Navigating the World of a Startup Business
Entrepreneurship is the act of starting a business. A start-up entrepreneur is in the early stages of business. Historically speaking, the start-up has been the brainchild of engineers or developers looking to build technology that will solve a problem. These individuals must take risks, essentially build something out of nothing, and be willing to persist through failures. Navigating the life of a start-up begins with defining your business objectives and ends with feedback, then the cycle repeats until the start-up is mature.
Determine Your Goals
When a company gathers to list its objectives, it starts with a mission statement. This summary would tell any investor the purpose for which this company has gathered. If the group wishes to share their mutual appreciation for quality pickleball paddles, this is the time to mention it. Next, is the vision statement. This will answer the question of where leadership sees the business in 5-10 years. What will they be doing in the best- and worst-case scenarios?
The following step that combines these two statements is strategy creation, where management solidifies the finer details of how they will bring value. Finally, once they define the best tactics for bridging their present mission with their future vision, they must set start-up goals that will best measure their conversion of that strategy. In other words, if the company strategy for a federal consulting company is to have a contract at each federal agency, then they would set goals for selling to one agency per quarter until they achieve 100%.
Deliver a Niche
When the start-up team is assembled, their duty is not only to define the product but also to test and redesign it simultaneously. As a result of this effort, the final good or service will have experienced conscientious development, where multiple parties confer over the course of time with a diverse set of eyes. These developer events will be tailored to finding the company’s overall niche.
Having a niche means a unique offering or placement in the industry. For instance, Shopify is a website and payment platform. However, they have the niche of offering exclusively drop services for small business owners who cannot maintain their inventory. This could be due to a lack of storage space or complete disinterest in holding onto physical products. Drop servicing is the digital answer to subcontracting.
Design a Product
Designing a start-up product or service is the most challenging of a start-up’s tasks. There are many considerations to take for the management team if they are hopeful for repeat customers. The most important aspect to consider is the idea’s marketability and how it will be received by potential customers. For a negative example, recall that MoviePass is now defunct due to creating a service, buying movie tickets, that was not sustainable.
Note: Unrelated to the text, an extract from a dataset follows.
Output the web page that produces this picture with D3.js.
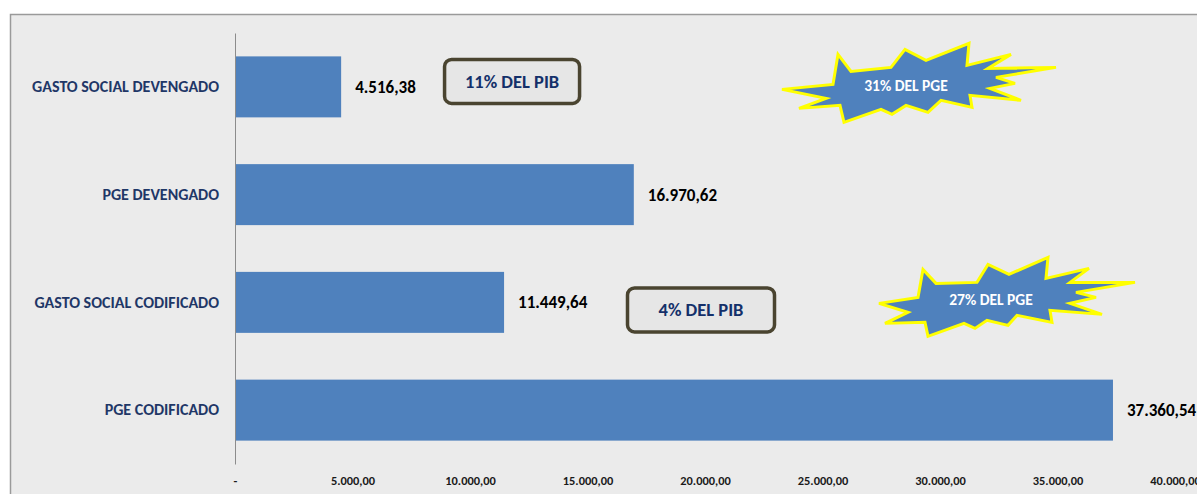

A minimum viable product, also known as an MVP, is designed with just enough features to satisfy early customers and get feedback on what needs to be improved. This can help ensure that the idea for a start-up product or service is commercially viable and has the potential for success before investing too much time and money into it. The Uber application began with an MVP and, over time, expanded with safety features like notifying friends of your location and the estimated time of arrival.
The wide-ranging success of start-up companies is attractive to investors. Setting up a business with like-minded individuals who share a passion for customer delivery is the ideal environment for triumph. By understanding and acknowledging the pitfalls and missteps along the way, creators can look forward to a more robust and sound solution for end-users.